Pre-consumer textiles end up in landfills at about a 10-12% rate. The recycling rate for all textiles was 14.7% in 2018, solidifying the fact that most of that fabric won’t make its way back around to the commercial market. Oelmann and Damm “don’t design” as much as “they create,” and often seek smaller quantities than most textile and garment manufacturers are willing to produce. Quantities of 300 pieces, or 50 different pieces at a smaller quantity, are not ideal for an emerging large-scale luxury producer.
Oelmann says that
“It is difficult to develop a concept around that [model] being an independent brand,”
especially in a smaller, German market. This is where differentiation and cooperation are needed.
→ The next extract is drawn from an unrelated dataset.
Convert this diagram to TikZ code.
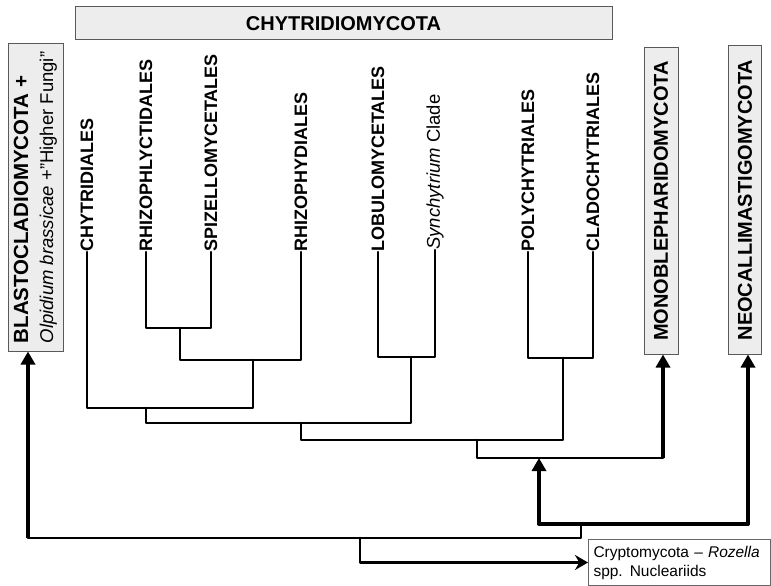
\documentclass[tikz,border=0pt]{standalone}
\usepackage{fontspec}
\setmainfont{Liberation Sans}
\usetikzlibrary{arrows.meta}
\begin{document}
\begin{tikzpicture}[x=1pt,y=-1pt,
 tree/.style={line width=2.6pt, line join=round, line cap=round},
 thk/.style={line width=4pt, line join=round},
 upar/.style={-{Triangle[width=14pt,length=13pt]}},
 rtar/.style={-{Stealth[width=15pt,length=13pt]}},
 leaf/.style={rotate=90, anchor=west, inner sep=0pt, font=\fontsize{18}{20}\selectfont\bfseries},
 clade/.style={draw=black!65, fill=black!7, line width=1pt, inner sep=0pt, font=\fontsize{20}{23}\selectfont\bfseries},
]
\useasboundingbox (0,0) rectangle (771,586);

% group boxes
\node[clade, rotate=90, minimum width=307, minimum height=55, align=left] (blasto) at (35.5,197.5)
  {{\fontsize{20.5}{23}\selectfont BLASTOCLADIOMYCOTA +}\\[2pt]{\fontsize{18.5}{23}\selectfont\mdseries\textit{Olpidium brassicae} +"Higher Fungi"}};
\node[clade, minimum width=537, minimum height=33] (chy) at (343.5,23.5) {CHYTRIDIOMYCOTA};
\node[clade, rotate=90, minimum width=306, minimum height=34] (mono) at (661,201) {MONOBLEPHARIDOMYCOTA};
\node[clade, rotate=90, minimum width=308, minimum height=33] (neo) at (745,200) {NEOCALLIMASTIGOMYCOTA};
\node[draw=black!60, fill=white, line width=1pt, anchor=north west, minimum height=46,
  text width=172, inner xsep=5, inner ysep=3, align=left, font=\fontsize{15.5}{19}\selectfont] (crypto) at (588,539)
  {Cryptomycota -- \textit{Rozella}\\spp.\hspace{7pt}Nucleariids};

% leaves
\node[leaf] (l1) at (87,252) {CHYTRIDIALES};
\node[leaf] (l2) at (146,252) {RHIZOPHLYCTIDALES};
\node[leaf] (l3) at (211,252) {SPIZELLOMYCETALES};
\node[leaf] (l4) at (301,252) {RHIZOPHYDIALES};
\node[leaf] (l5) at (378,252) {LOBULOMYCETALES};
\node[leaf, font=\fontsize{18.5}{20}\selectfont] (l6) at (435,250) {\textit{Synchytrium} Clade};
\node[leaf] (l7) at (528,252) {POLYCHYTRIALES};
\node[leaf] (l8) at (593,252) {CLADOCHYTRIALES};

% internal nodes
\coordinate (j23) at (180,328);
\coordinate (j234) at (253,360);
\coordinate (j1234) at (146,408);
\coordinate (j56) at (411,357);
\coordinate (jA) at (301,423);
\coordinate (j78) at (563,358);
\coordinate (jB) at (477,440);
\coordinate (jC) at (539,458);
\coordinate (jM) at (663,458);
\coordinate (jD) at (581,524);
\coordinate (jN) at (748,524);
\coordinate (jE) at (360,538);
\coordinate (jF) at (28,538);

\draw[tree] (l2.west) |- (j23) -| (l3.west);
\draw[tree] (j23) |- (j234) -| (l4.west);
\draw[tree] (l1.west) |- (j1234) -| (j234);
\draw[tree] (l5.west) |- (j56) -| (l6.west);
\draw[tree] (j1234) |- (jA) -| (j56);
\draw[tree] (l7.west) |- (j78) -| (l8.west);
\draw[tree] (jA) |- (jB) -| (j78);
\draw[tree] (jB) |- (jC) -- (jM);
\draw[thk,upar] (jM) -- (mono.west -| jM);
\draw[thk,upar] (jD) -| (jC);
\draw[thk,upar] (jD) -| (mono.west -| jN);
\draw[tree] (jD) |- (jE) -- (jF);
\draw[thk,upar] (jF) -- (blasto.west -| jF);
\draw[tree,rtar] (jE) |- (crypto.west);
\end{tikzpicture}
\end{document}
Portugal is an innovative market when it comes to the textile industry. In comparison, they are on the verge of becoming the most modern and digitally enhanced manufacturers in the fashion industry. Brands like Pyer Moss, Daily Paper, Foret, and Schnayderman’s have sought production in Portugal as they produce high-quality garments in ethical ways.
Portugal is a more ethical sector in the market for young fashion designers who attend Modtissimo in search of alternative textile producers. Other countries like Turkey often produce on a large scale, and China's labor laws are tricky when trying to budget and maintain ethics. Portugal has high standards for its textile production, as well as labor. For example, textile-producing countries find ways for brands to pay for their taxes on production and transport.
Ruanjo is a luxury garment manufacturer and producer who specializes in producing garments, mainly tees, hoodies, and athleisure pieces. Founder and owner of the factory Maria Costa says
“with more than 20 years of experience, we are ready for executing new trends, able to connect with different visions, knowing that this process made us a quality producer, a trusting team, and a place where sustainability is our first choice.”
Based in the north of Portugal, Ruanjo has been in business for 24 years. They implement a high-end photo and digital printing process on garments for high-end streetwear labels. All the luxury print processes that Ruanjo uses coincide with their manufacturing business, making anything from oversized garments, crop tees or hoodies, and they are moving toward using more sustainable fabrics. Costa affirms Ruanjo is
“ready for the new, using our old experience, based on trust, and sustainability, to produce a special final quality product.”
Founders of Berlin-based brands On Vacation and Ver Tere, Uli Hasselmann and Jonas Michalak, have also come to Modtissimo to shift their production to Portugal post the COVID-19 pandemic. The duo has previously produced in the Asia textile market and realized the significant delays for samples and products to meet the demand of their market and customer base.
Modtissimo has supported the Portuguese textile and clothing industry, bringing higher-quality fashion through sustainable processes, allowing ethics to steer their sector. As fashion evolves, luxury markets also benefit from collaborations with resources that take pride in ethics, circularity, and sustainability across the board.
Portugal and the Modtissimo alliance is conducive to the plan, especially in differentiation and capitalization, pooling from their community of textile producers to elevate their cache in the luxury fashion business.